### Data lines
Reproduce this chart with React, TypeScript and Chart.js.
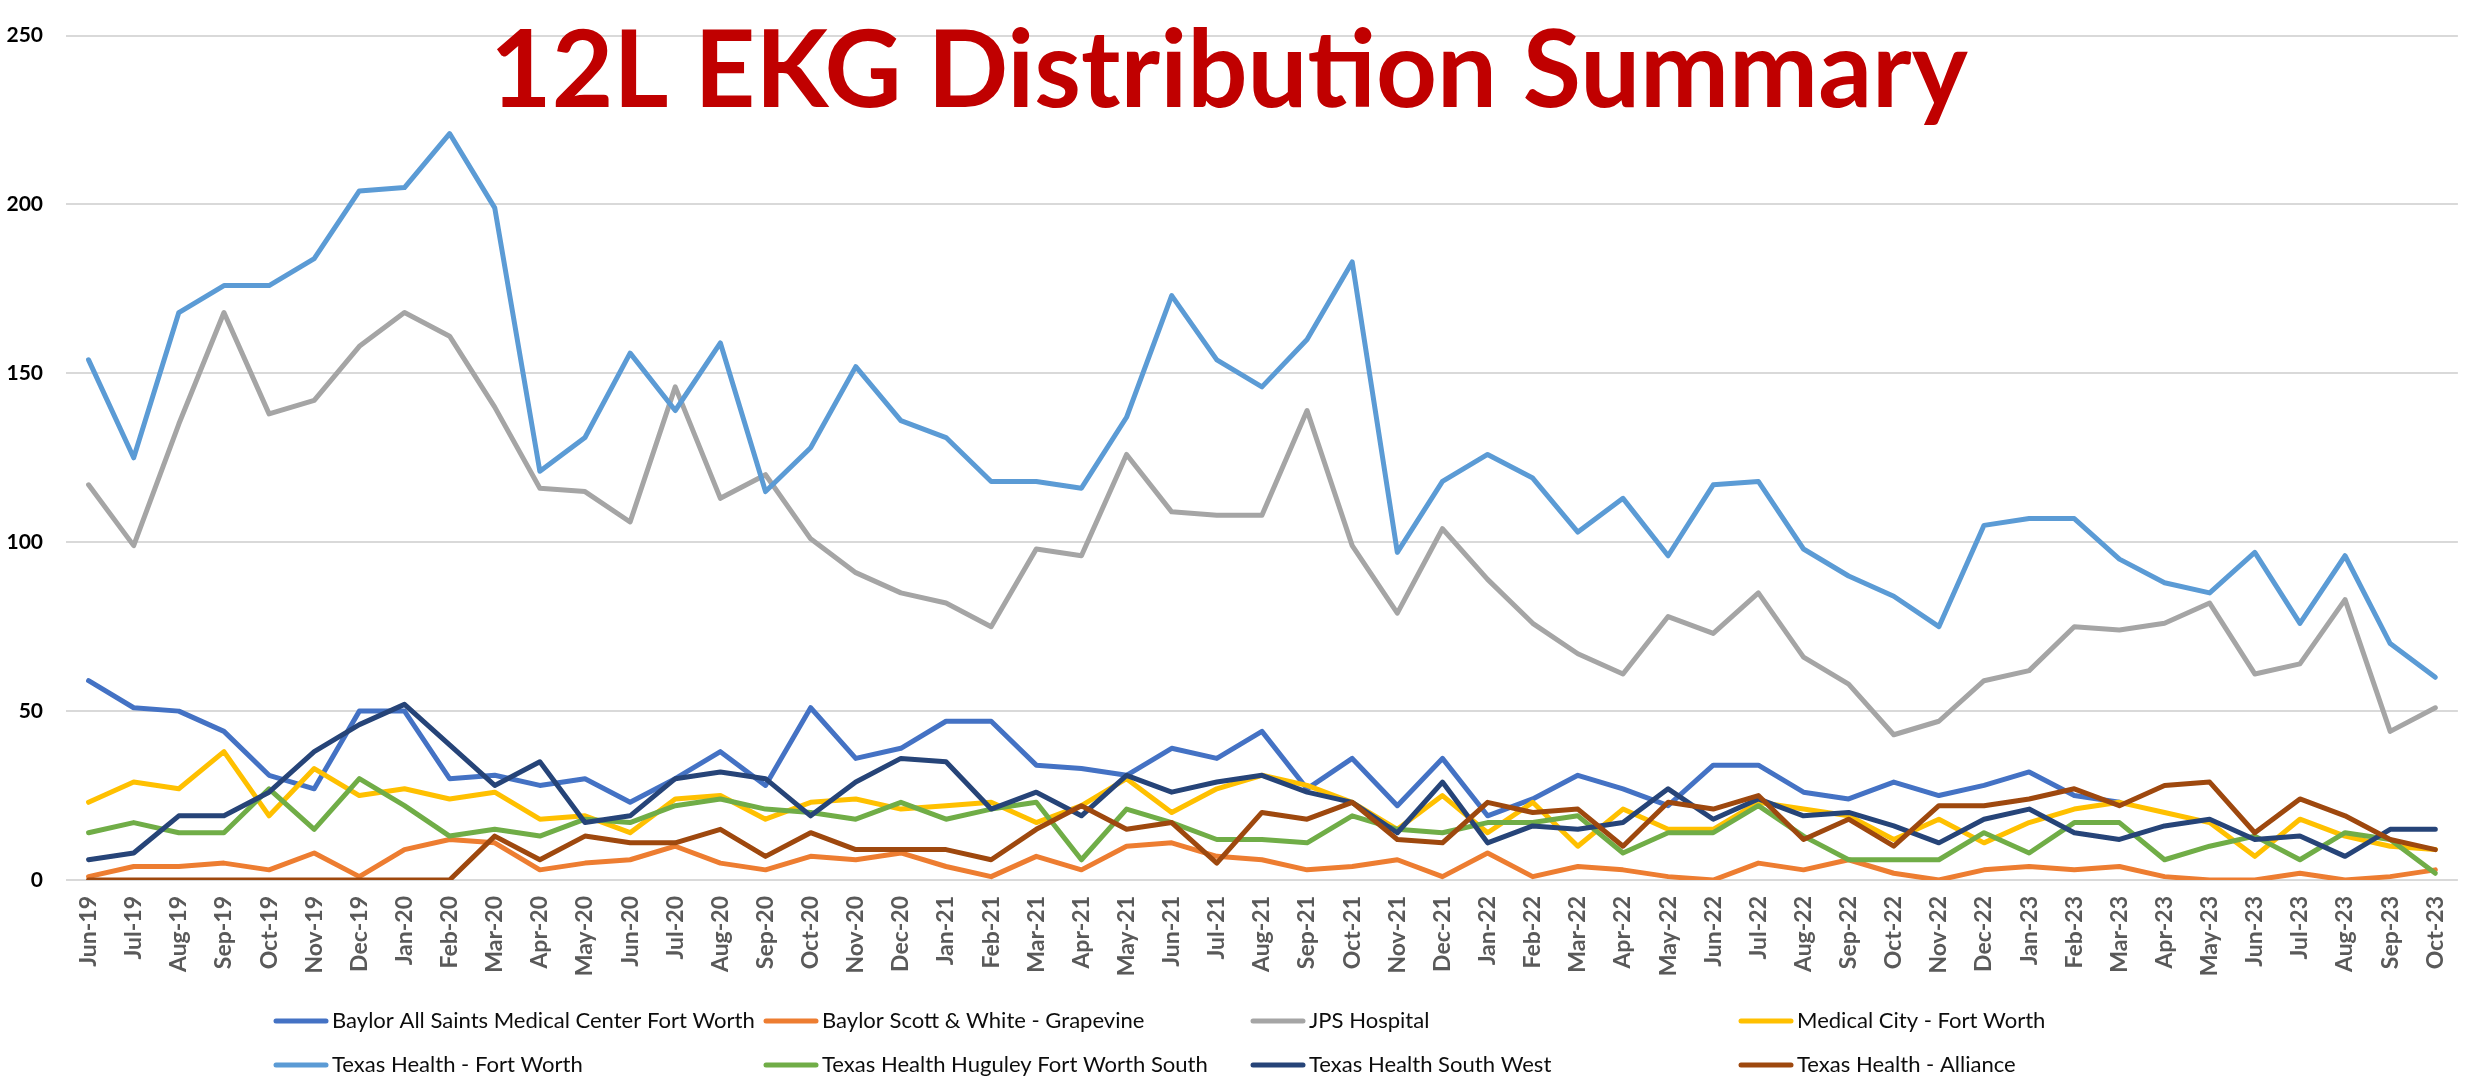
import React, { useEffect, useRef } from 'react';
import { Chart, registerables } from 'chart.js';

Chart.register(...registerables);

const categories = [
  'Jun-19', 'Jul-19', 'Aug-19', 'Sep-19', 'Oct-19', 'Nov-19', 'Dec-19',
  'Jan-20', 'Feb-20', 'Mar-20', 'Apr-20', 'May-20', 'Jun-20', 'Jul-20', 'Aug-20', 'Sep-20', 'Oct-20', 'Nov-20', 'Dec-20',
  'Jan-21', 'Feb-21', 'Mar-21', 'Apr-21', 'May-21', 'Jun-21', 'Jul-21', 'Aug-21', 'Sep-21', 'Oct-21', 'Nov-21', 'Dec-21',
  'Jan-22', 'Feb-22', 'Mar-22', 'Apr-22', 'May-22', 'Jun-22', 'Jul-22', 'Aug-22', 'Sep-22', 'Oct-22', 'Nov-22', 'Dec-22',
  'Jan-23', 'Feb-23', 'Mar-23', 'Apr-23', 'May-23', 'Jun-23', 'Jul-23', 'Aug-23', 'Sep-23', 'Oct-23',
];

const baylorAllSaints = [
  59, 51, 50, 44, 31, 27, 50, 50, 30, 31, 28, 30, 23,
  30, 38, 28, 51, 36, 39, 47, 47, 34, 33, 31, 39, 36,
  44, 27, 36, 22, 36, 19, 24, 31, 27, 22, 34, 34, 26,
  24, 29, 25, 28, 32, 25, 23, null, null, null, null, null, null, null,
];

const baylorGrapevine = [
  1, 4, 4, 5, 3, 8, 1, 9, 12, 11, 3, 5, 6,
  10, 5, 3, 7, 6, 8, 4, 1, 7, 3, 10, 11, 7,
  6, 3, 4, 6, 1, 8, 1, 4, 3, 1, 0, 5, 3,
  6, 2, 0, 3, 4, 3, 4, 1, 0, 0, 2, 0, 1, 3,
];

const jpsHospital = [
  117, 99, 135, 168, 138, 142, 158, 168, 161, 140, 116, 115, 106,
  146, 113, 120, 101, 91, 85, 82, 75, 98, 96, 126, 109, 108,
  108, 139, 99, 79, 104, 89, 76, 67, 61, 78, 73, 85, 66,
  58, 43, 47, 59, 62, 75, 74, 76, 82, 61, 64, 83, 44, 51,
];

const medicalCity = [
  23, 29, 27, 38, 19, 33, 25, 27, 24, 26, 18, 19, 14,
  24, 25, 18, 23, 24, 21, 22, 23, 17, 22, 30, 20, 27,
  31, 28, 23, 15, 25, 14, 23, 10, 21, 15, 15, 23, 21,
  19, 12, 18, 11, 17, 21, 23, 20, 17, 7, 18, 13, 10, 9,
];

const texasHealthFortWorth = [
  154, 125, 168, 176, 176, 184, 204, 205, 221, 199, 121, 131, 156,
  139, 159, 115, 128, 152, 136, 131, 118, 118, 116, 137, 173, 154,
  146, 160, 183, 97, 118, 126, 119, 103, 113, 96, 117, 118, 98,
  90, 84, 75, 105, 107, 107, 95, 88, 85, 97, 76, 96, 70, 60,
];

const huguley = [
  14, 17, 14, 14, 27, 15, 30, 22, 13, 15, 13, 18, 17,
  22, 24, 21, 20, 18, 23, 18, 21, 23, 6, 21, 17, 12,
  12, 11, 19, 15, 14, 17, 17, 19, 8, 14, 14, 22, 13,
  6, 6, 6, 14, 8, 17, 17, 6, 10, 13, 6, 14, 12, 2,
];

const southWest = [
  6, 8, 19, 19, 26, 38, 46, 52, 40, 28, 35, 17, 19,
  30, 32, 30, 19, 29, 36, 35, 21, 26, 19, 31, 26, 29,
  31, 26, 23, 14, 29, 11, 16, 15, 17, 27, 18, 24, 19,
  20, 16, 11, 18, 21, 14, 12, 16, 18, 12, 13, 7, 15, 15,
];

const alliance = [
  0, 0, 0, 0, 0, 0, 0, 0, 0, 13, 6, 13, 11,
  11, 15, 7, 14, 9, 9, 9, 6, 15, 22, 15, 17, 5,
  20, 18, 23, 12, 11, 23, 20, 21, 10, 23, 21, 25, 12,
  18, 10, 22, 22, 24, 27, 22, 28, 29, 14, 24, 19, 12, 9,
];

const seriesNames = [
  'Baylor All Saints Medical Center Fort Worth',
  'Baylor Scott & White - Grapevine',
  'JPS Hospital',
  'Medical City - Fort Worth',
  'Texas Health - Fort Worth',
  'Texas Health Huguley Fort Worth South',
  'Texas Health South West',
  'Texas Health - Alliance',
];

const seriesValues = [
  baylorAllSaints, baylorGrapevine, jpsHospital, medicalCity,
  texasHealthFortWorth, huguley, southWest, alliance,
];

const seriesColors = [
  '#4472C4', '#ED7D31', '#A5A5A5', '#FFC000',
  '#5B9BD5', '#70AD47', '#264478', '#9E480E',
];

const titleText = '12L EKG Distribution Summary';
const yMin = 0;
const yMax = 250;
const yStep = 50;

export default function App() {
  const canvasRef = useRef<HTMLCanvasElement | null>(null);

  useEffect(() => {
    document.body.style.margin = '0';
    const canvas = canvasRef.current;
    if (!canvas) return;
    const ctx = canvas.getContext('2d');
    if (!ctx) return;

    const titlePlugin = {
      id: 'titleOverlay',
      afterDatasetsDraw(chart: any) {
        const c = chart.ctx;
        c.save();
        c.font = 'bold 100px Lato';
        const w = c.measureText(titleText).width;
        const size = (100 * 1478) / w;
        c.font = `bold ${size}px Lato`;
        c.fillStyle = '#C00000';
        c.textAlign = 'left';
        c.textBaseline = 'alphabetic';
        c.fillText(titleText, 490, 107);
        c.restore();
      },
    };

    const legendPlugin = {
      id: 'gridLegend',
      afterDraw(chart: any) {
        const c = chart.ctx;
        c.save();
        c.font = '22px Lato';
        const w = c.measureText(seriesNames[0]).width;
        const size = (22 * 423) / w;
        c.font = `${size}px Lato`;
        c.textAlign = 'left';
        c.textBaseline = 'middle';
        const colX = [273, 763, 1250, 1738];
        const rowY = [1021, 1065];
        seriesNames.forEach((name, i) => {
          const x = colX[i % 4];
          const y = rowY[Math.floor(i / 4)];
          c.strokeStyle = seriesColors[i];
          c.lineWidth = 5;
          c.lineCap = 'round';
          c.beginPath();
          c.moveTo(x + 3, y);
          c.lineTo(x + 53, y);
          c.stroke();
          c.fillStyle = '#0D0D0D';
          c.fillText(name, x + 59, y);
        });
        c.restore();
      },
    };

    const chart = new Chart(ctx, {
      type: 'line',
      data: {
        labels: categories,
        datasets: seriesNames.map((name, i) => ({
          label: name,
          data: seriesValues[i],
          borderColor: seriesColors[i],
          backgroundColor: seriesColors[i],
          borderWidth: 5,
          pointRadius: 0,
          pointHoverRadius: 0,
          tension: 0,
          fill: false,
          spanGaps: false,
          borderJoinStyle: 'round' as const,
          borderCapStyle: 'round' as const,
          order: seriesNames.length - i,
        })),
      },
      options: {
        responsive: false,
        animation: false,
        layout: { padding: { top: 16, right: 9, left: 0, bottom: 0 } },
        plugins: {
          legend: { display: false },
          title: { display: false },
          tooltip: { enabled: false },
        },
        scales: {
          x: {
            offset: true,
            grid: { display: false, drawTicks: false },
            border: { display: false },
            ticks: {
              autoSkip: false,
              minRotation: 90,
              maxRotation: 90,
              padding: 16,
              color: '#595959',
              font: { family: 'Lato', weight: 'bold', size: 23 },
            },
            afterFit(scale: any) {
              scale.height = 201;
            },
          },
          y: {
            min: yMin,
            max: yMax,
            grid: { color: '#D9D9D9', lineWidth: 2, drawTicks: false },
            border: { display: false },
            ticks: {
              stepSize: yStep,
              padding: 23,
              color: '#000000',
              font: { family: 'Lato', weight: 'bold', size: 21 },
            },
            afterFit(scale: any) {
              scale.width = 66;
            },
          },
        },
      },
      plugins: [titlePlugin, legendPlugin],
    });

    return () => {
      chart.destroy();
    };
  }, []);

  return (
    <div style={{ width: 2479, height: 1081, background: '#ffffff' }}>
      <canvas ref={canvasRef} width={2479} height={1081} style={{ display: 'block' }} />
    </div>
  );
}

### Exercise instructions
Restate exactly, please, only the lines between the start of the data and the line containing "Chart.register(...registerables);", both ends included, skipping the pictures.

### Right answer
Reproduce this chart with React, TypeScript and Chart.js.
import React, { useEffect, useRef } from 'react';
import { Chart, registerables } from 'chart.js';

Chart.register(...registerables);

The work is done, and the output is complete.